Even though a new study indicates 15,000 years of selective breeding has changed the shape of dogs’ brains, it’s too soon to make assumptions about behaviors based upon breeds, according to Jeffrey Stevens, associate professor of psychology and founder of Nebraska’s Canine Cognition and Human Interaction Lab.
Stevens was one of three scientists interviewed by the Washington Post about new research that provides the first evidence that selective breeding hasn’t just changed dogs’ sizes, shapes and colors – it’s also altered the way their brains are built.
Scientists reached their conclusions based upon MRI scans from 62 dogs representing 33 breeds that had visited the University of Georgia Veterinary Teaching Hospital for neurological exams. From Dachsunds to Dobermans, the scientists found well-defined differences between dog brains.

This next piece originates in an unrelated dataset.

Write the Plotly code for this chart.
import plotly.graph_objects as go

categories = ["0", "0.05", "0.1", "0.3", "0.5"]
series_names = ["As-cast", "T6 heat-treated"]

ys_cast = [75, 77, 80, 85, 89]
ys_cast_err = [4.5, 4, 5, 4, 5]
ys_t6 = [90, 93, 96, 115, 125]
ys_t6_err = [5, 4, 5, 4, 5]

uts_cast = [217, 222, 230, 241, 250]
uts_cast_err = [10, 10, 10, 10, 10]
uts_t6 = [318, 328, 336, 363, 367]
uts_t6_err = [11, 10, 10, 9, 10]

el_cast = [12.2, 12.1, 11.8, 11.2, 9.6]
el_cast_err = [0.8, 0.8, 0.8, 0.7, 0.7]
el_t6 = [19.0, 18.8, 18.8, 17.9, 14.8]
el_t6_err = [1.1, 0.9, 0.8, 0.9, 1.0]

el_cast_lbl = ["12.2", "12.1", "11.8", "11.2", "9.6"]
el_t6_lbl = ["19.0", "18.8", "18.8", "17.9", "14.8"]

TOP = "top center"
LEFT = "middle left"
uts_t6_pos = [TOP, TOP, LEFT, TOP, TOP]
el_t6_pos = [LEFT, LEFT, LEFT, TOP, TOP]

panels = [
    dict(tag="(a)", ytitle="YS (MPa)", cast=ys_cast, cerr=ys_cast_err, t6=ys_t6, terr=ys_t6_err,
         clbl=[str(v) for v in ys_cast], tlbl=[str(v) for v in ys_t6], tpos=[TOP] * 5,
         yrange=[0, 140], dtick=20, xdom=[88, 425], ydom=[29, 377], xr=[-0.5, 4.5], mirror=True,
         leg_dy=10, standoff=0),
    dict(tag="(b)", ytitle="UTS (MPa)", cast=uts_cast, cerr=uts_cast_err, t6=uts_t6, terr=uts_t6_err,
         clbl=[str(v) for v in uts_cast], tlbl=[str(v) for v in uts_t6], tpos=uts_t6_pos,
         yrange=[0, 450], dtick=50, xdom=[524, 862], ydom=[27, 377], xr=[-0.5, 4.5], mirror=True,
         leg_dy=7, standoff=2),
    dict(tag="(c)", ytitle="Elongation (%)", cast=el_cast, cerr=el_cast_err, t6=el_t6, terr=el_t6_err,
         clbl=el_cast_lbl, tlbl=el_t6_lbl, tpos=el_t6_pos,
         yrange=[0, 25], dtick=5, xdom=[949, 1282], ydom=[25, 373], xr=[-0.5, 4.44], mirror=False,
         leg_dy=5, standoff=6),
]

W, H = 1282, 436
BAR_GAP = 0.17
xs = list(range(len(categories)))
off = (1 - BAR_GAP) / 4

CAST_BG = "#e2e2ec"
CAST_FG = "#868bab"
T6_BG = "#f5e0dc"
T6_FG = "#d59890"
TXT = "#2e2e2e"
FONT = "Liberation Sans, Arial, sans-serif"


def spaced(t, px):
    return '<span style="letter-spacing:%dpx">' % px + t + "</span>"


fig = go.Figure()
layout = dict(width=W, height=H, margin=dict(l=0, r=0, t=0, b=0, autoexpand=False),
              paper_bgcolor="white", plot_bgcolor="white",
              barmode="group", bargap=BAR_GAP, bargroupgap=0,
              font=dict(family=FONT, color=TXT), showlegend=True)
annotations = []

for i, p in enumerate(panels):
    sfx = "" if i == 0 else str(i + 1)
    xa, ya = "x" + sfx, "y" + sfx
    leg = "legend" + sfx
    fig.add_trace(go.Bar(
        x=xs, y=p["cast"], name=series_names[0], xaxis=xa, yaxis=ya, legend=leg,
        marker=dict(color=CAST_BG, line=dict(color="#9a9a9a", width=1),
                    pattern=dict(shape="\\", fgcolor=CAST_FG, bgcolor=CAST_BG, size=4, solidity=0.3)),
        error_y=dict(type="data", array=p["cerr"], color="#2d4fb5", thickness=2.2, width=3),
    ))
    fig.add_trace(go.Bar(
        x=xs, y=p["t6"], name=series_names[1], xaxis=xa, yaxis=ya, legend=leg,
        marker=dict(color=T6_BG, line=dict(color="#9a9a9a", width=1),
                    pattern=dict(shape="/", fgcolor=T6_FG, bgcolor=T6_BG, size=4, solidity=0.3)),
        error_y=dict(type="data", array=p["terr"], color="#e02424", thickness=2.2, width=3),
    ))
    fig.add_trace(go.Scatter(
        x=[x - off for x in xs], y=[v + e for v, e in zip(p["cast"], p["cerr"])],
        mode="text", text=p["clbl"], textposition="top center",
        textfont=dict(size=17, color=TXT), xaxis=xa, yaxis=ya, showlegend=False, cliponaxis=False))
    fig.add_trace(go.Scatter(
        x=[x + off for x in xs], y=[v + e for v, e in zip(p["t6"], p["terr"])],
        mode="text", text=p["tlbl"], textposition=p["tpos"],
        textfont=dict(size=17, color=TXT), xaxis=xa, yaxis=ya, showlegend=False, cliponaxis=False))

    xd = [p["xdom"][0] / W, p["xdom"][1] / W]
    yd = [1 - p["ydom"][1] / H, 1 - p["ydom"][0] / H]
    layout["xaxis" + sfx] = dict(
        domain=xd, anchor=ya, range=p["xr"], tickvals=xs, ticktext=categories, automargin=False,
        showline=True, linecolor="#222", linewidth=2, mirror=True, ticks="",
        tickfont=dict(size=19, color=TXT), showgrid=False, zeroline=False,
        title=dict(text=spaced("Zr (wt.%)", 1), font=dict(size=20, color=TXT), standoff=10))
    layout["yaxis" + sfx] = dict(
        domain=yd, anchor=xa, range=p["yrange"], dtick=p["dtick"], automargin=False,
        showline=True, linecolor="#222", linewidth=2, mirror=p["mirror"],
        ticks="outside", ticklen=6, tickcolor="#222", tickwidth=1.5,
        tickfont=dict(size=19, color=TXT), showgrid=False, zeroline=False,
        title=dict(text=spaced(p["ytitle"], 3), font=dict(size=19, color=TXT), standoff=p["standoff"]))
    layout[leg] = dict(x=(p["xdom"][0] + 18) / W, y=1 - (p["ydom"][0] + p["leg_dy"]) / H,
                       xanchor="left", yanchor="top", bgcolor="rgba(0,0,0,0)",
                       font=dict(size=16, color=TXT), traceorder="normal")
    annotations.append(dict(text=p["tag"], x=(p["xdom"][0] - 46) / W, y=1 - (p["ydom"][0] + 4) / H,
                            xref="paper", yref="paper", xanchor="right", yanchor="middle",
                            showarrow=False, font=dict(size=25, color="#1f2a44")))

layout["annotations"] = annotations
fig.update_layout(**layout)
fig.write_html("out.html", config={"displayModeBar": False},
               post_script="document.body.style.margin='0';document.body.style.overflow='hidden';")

Stevens, who studies dog behavior in his laboratory, said the new study is both exciting and clever, but he cautioned that there still tends to be a lot of variation in individual behavior within breeds. He noted that the study’s MRI scans weren’t performed as the dogs were performing breed-specific tasks, making it difficult to draw major conclusions linking breed to behavior.

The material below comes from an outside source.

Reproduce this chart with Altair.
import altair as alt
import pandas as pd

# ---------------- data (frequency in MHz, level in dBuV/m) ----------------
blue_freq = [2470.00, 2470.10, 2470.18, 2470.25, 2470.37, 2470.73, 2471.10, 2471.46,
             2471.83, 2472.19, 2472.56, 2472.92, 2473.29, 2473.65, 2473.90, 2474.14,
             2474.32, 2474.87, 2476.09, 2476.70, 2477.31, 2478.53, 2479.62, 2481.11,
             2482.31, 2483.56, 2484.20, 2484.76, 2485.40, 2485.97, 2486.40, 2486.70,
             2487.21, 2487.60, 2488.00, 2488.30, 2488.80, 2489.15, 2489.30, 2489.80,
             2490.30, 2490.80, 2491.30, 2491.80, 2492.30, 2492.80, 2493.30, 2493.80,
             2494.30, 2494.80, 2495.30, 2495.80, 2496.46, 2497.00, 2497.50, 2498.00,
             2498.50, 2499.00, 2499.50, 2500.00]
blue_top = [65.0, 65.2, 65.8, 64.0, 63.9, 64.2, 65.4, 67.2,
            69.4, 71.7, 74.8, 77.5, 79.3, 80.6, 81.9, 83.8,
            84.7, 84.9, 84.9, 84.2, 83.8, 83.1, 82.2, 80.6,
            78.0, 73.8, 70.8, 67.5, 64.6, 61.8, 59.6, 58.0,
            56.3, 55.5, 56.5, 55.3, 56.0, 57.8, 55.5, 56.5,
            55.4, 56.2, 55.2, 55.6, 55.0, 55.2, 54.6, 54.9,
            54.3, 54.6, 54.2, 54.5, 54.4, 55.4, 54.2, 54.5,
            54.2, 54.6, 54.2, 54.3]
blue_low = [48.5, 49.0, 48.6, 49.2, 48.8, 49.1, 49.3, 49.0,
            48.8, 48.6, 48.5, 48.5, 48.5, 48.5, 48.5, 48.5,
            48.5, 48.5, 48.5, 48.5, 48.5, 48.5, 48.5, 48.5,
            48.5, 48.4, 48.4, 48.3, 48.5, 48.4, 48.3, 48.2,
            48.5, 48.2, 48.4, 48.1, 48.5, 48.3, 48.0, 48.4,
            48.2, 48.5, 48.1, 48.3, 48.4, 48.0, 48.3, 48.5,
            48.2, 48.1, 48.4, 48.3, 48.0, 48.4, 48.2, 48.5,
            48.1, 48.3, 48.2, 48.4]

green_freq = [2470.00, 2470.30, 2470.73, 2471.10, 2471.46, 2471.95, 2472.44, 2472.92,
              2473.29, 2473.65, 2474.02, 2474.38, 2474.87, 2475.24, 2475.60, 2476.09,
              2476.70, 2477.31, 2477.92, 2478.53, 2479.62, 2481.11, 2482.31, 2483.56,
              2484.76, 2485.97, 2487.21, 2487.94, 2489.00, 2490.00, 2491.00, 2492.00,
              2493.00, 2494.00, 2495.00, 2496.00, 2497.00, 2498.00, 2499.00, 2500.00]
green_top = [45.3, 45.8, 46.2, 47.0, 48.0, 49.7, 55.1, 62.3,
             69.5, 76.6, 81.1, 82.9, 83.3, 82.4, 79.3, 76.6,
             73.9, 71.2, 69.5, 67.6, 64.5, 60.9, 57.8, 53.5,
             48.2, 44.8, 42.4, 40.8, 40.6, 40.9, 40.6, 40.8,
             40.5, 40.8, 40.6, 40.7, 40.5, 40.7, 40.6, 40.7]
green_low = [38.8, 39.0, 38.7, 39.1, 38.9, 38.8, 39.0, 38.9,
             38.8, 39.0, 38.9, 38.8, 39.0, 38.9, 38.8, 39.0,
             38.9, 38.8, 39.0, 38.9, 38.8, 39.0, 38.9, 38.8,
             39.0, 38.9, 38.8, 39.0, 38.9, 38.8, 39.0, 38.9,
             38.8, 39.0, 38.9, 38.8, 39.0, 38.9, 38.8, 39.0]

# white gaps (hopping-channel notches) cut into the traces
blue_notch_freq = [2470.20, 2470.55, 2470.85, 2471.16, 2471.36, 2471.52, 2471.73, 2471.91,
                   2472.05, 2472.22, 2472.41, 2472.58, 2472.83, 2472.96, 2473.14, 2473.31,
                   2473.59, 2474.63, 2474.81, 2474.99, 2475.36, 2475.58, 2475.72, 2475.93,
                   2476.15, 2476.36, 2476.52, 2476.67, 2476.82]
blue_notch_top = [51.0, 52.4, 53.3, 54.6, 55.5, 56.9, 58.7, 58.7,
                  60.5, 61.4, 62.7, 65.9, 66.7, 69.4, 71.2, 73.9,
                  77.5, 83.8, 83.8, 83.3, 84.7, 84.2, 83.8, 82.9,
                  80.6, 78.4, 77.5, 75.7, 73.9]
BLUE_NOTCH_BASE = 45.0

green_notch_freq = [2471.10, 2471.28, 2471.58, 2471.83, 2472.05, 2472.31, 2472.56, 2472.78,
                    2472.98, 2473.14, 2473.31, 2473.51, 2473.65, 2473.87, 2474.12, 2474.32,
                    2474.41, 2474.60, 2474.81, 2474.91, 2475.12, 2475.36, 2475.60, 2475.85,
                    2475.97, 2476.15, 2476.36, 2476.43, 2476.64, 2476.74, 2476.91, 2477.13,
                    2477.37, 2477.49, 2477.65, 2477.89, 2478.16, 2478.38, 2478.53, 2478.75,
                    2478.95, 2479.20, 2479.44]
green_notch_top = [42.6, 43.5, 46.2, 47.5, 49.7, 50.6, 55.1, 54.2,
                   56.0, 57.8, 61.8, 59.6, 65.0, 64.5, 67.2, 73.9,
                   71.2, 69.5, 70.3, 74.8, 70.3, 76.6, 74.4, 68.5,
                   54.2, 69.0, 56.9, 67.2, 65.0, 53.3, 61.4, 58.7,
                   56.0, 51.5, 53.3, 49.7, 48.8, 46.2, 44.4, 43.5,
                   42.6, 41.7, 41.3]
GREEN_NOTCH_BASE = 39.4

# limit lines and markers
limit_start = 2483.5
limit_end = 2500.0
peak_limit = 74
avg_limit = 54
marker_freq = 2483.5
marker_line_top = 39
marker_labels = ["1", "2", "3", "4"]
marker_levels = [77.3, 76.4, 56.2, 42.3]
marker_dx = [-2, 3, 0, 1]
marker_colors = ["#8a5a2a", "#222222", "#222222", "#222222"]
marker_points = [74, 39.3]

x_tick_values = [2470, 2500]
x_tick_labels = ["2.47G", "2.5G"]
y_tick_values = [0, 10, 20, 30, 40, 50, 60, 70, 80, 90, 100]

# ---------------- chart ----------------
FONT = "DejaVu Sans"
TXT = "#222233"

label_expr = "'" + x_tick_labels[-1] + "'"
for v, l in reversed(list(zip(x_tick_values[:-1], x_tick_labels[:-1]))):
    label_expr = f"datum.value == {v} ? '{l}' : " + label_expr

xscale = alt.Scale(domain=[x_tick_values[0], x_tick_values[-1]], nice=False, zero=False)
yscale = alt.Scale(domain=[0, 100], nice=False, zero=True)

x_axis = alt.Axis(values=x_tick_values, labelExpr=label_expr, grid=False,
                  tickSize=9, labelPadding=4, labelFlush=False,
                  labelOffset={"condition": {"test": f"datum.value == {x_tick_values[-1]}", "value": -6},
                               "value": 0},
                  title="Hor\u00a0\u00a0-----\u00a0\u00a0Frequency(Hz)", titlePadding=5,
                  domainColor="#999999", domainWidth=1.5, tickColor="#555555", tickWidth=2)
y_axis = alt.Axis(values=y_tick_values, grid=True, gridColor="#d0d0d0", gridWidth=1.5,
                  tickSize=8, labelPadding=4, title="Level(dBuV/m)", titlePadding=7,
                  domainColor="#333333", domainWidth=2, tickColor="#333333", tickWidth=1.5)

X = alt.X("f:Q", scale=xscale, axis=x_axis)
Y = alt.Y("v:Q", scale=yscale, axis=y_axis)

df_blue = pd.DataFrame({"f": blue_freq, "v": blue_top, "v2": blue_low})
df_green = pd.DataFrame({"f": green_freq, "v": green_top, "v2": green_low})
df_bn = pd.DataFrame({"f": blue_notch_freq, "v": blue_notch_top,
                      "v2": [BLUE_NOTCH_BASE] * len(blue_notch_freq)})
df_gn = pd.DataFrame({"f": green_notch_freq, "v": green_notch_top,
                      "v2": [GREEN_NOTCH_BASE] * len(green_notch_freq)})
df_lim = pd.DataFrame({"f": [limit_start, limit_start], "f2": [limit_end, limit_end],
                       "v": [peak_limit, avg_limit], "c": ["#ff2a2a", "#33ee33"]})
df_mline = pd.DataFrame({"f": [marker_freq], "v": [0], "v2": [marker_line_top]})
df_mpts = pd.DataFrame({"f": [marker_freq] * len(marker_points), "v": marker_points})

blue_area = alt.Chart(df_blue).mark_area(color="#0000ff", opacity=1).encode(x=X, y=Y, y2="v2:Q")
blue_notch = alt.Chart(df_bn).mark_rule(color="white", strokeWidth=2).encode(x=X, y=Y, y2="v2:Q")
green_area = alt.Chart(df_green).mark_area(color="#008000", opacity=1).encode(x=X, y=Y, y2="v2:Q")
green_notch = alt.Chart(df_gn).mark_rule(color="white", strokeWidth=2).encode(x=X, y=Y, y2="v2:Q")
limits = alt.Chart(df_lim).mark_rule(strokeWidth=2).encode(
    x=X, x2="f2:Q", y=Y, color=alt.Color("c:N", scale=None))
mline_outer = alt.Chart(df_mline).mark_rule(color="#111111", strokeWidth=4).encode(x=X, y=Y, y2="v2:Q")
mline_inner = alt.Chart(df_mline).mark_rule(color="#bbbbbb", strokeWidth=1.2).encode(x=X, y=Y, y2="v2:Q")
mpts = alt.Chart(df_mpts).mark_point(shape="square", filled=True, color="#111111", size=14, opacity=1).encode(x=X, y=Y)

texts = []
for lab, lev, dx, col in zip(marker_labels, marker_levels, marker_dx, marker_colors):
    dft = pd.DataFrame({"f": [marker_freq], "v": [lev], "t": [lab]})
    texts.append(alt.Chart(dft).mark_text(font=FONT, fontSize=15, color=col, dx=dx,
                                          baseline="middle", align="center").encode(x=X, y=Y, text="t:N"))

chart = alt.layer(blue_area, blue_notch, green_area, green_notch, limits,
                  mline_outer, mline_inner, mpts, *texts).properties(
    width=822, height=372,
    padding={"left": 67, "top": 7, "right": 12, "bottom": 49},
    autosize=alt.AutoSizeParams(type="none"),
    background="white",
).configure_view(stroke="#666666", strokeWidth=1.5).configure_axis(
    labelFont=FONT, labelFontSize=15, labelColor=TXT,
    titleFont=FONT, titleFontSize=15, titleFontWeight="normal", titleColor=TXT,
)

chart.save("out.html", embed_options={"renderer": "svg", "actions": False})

“You want to be really careful drawing any inferences about cognitive processes that are based on brain activity that you’re not directly testing,” Stevens told the Post.

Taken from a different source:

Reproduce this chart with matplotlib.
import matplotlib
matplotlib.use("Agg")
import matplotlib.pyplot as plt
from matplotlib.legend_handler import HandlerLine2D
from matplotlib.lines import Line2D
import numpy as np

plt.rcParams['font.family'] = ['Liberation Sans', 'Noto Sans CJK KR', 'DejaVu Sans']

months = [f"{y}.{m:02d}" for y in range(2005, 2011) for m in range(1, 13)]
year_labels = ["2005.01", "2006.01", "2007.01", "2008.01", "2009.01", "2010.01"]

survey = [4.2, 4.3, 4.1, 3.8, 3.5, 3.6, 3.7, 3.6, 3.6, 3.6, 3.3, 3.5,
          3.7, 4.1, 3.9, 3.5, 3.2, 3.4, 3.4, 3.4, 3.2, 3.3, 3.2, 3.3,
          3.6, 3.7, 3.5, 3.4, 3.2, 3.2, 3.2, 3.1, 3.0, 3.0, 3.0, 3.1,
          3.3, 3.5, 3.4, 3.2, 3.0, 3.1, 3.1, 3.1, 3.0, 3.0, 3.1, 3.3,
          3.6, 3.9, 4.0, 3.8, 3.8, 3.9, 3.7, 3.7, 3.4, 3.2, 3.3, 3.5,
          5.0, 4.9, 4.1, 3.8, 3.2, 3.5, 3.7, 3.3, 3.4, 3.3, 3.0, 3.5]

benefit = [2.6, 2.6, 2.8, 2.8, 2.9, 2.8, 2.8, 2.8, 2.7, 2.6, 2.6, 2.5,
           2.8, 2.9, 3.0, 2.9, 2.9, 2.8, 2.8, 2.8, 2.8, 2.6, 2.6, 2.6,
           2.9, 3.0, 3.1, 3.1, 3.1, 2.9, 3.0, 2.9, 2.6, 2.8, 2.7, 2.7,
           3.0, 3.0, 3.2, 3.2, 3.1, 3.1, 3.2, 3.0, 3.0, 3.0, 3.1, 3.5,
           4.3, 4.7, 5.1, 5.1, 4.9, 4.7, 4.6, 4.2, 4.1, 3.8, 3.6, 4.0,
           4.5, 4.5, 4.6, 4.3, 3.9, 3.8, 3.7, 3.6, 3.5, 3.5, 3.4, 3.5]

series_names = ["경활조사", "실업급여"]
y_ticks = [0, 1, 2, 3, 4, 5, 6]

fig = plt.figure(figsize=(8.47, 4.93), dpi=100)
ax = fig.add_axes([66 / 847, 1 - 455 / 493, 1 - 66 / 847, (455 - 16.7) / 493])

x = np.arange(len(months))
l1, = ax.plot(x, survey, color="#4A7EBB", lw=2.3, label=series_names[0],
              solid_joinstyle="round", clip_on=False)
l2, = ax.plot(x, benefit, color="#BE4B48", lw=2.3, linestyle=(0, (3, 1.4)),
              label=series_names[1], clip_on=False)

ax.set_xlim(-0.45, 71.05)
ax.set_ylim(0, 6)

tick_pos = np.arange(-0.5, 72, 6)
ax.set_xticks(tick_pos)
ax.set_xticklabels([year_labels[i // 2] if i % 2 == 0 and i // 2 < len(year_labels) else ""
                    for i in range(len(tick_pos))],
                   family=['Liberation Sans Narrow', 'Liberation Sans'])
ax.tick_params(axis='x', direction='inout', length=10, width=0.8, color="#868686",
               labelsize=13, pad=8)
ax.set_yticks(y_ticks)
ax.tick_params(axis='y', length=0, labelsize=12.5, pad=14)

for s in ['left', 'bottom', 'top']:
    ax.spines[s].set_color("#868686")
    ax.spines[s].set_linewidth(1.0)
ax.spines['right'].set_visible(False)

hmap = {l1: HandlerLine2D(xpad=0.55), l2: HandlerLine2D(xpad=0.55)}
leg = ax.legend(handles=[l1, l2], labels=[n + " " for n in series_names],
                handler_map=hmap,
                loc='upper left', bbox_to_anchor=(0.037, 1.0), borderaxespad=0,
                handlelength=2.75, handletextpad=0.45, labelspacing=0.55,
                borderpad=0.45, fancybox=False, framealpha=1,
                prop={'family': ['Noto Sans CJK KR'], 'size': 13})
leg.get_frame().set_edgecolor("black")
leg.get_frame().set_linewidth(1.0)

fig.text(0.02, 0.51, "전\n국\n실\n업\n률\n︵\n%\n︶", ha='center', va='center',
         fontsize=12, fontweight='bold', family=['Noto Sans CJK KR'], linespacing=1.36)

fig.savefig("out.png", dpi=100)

Stevens uses high tech facilities at the Center for Brain, Biology and Behavior to study dog’s cognitive processes. For example, tests conducted through the Salivary Biosciences Laboratory measure the amount of stress hormone in a dog’s saliva.
Some of the research conducted in Stevens’ Canine Cognition Lab, as well as other exhibits and demonstrations about dog training and behavior will be on display during Husker DogFest from 10 a.m. to 2 p.m. Sept. 21 on the University of Nebraska-Lincoln City Campus.